Talking of technology, here’s a status update: I love Facebook. In a week when the social network has been pilloried for abetting contempt of court, secretly scanning our faces and losing users (down 100,000 in Britain last month), I’m with my colleague Julie Burchill when it comes to the eternal joys of the blue-and-white site. I love it for the photos of friends with their new-born babies, for the surprise of a Junior School pal popping up after a decade and for how it makes far-flung loved ones feel a little closer.

And I’m not ashamed to admit it - unlike those who claim never to log on but display a suspiciously detailed knowledge of a school-friend’s wedding dress or last holiday when pressed. I’ve always thought that being on Facebook and then sneering at it is a bit like going to a party and spending the whole night standing on the doorstep, silently criticising the people inside for making a noise and having fun.

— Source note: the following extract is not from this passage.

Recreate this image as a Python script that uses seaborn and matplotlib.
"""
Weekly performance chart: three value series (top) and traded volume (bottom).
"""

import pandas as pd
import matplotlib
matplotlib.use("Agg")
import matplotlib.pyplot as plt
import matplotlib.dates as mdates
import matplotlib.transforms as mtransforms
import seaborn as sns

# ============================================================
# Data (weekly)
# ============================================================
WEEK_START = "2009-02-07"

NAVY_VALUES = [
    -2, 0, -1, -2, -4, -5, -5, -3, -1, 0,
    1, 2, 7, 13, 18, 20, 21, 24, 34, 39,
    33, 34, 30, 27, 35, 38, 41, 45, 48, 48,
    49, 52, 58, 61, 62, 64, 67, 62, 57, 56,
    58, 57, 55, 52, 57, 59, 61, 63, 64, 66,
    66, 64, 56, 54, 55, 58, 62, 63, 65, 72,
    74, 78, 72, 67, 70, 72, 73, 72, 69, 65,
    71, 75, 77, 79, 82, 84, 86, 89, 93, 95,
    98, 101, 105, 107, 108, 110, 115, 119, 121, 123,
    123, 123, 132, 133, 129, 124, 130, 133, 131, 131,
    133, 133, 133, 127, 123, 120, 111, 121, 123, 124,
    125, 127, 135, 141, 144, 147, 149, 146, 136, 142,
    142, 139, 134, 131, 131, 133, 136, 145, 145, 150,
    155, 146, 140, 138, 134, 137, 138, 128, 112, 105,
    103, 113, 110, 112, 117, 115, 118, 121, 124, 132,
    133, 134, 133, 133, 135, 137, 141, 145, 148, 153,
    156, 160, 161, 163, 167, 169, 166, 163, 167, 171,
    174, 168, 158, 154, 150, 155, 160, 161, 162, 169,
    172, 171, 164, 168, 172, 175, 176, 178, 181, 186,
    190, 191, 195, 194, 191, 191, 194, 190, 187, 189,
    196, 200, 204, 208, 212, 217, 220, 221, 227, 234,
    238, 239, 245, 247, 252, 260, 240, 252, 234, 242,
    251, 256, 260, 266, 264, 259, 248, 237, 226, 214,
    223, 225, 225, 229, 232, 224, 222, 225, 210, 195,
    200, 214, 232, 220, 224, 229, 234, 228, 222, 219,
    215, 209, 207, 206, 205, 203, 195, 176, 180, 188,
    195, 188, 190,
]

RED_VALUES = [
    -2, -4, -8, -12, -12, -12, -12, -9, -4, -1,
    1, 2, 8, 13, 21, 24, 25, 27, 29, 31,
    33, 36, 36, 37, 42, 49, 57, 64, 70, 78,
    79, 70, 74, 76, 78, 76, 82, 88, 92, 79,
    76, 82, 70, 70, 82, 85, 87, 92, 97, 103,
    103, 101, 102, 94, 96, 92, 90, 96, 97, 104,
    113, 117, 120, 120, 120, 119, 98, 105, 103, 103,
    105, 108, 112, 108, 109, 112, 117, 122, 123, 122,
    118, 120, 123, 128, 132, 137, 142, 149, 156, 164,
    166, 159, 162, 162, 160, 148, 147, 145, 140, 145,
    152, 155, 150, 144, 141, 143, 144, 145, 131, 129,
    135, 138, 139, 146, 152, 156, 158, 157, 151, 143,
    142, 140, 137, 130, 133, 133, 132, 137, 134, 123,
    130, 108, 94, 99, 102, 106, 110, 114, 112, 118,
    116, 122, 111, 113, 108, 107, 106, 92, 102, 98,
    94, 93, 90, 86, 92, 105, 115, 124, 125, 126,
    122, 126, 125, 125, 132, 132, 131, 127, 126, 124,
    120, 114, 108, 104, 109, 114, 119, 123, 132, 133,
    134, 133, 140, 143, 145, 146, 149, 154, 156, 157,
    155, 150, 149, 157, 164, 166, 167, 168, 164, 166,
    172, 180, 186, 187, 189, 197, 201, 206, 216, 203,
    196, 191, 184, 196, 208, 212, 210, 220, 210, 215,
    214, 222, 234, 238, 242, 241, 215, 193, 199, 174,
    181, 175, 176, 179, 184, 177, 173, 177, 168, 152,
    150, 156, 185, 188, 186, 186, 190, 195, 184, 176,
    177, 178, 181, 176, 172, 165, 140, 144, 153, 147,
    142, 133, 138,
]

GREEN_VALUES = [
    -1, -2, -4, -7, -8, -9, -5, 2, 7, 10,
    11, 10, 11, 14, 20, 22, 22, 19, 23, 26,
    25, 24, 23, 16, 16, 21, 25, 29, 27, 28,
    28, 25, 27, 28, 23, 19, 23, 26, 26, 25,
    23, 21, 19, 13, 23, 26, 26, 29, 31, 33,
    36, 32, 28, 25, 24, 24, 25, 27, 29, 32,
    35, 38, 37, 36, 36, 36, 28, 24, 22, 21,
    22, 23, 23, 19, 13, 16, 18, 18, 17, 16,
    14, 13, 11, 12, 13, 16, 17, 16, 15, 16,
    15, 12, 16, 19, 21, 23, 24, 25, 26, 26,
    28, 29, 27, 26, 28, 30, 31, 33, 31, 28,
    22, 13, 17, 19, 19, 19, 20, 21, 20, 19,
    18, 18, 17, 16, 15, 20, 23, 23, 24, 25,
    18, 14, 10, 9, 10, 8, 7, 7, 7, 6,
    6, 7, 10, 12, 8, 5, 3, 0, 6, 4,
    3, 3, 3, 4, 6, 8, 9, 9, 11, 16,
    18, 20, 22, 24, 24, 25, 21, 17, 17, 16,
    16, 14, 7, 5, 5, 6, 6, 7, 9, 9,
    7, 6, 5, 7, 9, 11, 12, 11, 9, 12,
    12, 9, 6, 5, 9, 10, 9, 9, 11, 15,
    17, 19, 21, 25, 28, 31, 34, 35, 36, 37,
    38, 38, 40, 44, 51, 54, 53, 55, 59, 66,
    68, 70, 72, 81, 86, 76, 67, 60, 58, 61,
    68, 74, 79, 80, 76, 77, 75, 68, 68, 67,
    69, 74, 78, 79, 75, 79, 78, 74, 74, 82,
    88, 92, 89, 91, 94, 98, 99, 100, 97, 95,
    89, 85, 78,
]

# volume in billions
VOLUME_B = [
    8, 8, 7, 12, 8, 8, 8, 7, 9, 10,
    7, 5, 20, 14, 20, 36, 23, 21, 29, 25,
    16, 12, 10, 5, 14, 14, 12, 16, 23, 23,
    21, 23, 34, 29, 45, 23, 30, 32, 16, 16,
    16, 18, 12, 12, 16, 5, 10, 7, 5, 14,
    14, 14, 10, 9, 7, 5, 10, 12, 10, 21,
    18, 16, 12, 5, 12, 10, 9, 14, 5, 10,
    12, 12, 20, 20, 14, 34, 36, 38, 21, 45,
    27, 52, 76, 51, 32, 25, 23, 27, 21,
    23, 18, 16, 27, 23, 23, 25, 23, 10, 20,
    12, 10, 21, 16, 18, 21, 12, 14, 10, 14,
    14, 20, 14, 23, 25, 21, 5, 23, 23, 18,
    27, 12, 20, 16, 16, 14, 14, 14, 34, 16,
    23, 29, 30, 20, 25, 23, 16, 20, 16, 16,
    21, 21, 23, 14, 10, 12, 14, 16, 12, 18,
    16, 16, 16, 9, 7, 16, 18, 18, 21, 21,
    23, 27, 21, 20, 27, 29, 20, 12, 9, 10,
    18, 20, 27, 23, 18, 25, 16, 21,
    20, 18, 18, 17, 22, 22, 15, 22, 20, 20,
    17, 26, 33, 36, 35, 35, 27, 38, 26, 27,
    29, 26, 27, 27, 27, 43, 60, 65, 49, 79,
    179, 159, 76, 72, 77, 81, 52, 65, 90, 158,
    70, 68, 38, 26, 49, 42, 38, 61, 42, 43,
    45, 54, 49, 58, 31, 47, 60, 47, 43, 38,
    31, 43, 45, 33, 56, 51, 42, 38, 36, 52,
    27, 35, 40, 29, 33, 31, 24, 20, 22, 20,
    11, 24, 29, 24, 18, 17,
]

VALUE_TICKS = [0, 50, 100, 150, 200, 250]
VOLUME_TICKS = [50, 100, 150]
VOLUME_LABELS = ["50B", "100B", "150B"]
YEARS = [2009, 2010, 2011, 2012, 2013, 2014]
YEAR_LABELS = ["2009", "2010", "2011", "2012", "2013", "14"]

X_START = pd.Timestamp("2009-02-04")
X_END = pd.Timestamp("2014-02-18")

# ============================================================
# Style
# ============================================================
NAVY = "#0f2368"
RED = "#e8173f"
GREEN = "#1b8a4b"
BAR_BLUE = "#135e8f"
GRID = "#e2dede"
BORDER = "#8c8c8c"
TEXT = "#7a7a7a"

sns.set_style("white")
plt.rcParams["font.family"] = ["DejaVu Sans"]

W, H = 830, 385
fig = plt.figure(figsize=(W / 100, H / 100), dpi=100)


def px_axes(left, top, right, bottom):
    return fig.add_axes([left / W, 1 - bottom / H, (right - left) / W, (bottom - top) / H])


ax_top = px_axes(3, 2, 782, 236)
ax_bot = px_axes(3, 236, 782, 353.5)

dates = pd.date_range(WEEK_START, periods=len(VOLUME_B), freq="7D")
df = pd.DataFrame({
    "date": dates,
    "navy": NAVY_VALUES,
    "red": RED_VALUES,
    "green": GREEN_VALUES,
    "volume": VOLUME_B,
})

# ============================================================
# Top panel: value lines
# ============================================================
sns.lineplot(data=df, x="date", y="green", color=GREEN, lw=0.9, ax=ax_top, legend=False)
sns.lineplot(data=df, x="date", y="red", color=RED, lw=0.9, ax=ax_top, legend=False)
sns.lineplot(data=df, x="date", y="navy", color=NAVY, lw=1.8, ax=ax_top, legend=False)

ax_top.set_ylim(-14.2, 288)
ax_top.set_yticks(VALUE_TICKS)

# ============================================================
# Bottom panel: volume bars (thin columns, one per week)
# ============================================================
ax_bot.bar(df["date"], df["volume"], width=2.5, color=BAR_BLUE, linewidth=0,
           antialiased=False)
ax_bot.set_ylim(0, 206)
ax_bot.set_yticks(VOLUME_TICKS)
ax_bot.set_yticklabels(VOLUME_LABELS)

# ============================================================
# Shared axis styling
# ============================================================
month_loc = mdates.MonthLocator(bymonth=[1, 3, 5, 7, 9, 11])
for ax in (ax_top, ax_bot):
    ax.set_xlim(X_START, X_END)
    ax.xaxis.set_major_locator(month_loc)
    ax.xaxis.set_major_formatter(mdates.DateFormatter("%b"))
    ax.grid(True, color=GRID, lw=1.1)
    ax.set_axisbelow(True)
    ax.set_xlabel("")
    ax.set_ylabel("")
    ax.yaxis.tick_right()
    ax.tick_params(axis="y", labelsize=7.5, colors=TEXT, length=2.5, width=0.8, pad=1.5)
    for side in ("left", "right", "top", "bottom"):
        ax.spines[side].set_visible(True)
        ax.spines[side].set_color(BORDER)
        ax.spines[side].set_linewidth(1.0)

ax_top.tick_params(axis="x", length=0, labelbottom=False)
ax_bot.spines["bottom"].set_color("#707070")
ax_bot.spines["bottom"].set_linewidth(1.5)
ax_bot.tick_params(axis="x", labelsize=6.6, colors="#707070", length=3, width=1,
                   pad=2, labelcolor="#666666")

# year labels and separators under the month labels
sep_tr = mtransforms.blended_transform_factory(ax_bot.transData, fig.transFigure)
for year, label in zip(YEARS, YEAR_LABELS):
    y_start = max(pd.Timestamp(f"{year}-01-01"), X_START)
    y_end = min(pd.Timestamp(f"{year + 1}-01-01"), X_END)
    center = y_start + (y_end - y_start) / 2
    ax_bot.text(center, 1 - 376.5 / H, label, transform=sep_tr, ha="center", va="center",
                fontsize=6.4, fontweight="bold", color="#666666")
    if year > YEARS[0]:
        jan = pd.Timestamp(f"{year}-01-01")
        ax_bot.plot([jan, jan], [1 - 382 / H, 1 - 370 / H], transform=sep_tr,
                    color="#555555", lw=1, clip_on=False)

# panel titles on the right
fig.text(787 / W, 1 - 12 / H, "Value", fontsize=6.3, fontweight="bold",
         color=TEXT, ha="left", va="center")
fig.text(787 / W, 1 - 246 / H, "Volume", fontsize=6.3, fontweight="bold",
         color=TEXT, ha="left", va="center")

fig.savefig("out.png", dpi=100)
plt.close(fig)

As for privacy concerns – yes, my pictures belong to Zuckerberg but nobody forces me to post them. And maybe the adverts have a sinister way of talking to me but I’m sensible enough to ignore them. My bank tracks my every transaction, my Oyster card maps my every journey, even my work pass remembers every Twix I buy. At least with Facebook I have a choice whether to reveal things about my life and who I reveal them to. It’s about sharing with friends - what’s so sinister or trivial about that?

***

Crystal meth, brain candy and environmentally unfriendly are among the latest additions to the Oxford English Dictionary. O tempora! O mores! etc. The quarterly updates are always as good for a snapshot of our degenerating lifestyles as they are for pub trivia. Did you know, for example, that “use it or lose it” has its origins not, as you might expect, in an Eighties gameshow but back in 1887? Perhaps the most surprising new entry, though, is babe, finally endorsed as a term of endearment, almost a century after its first recorded use and decades of affectionate musical outpourings from Sony and Cher and Take That. Babe has been in there before, of course, referring to an infant or to an attractive woman, but this marks its first fully gender-neutral inclusion. It’s now also officially applicable to attractive men.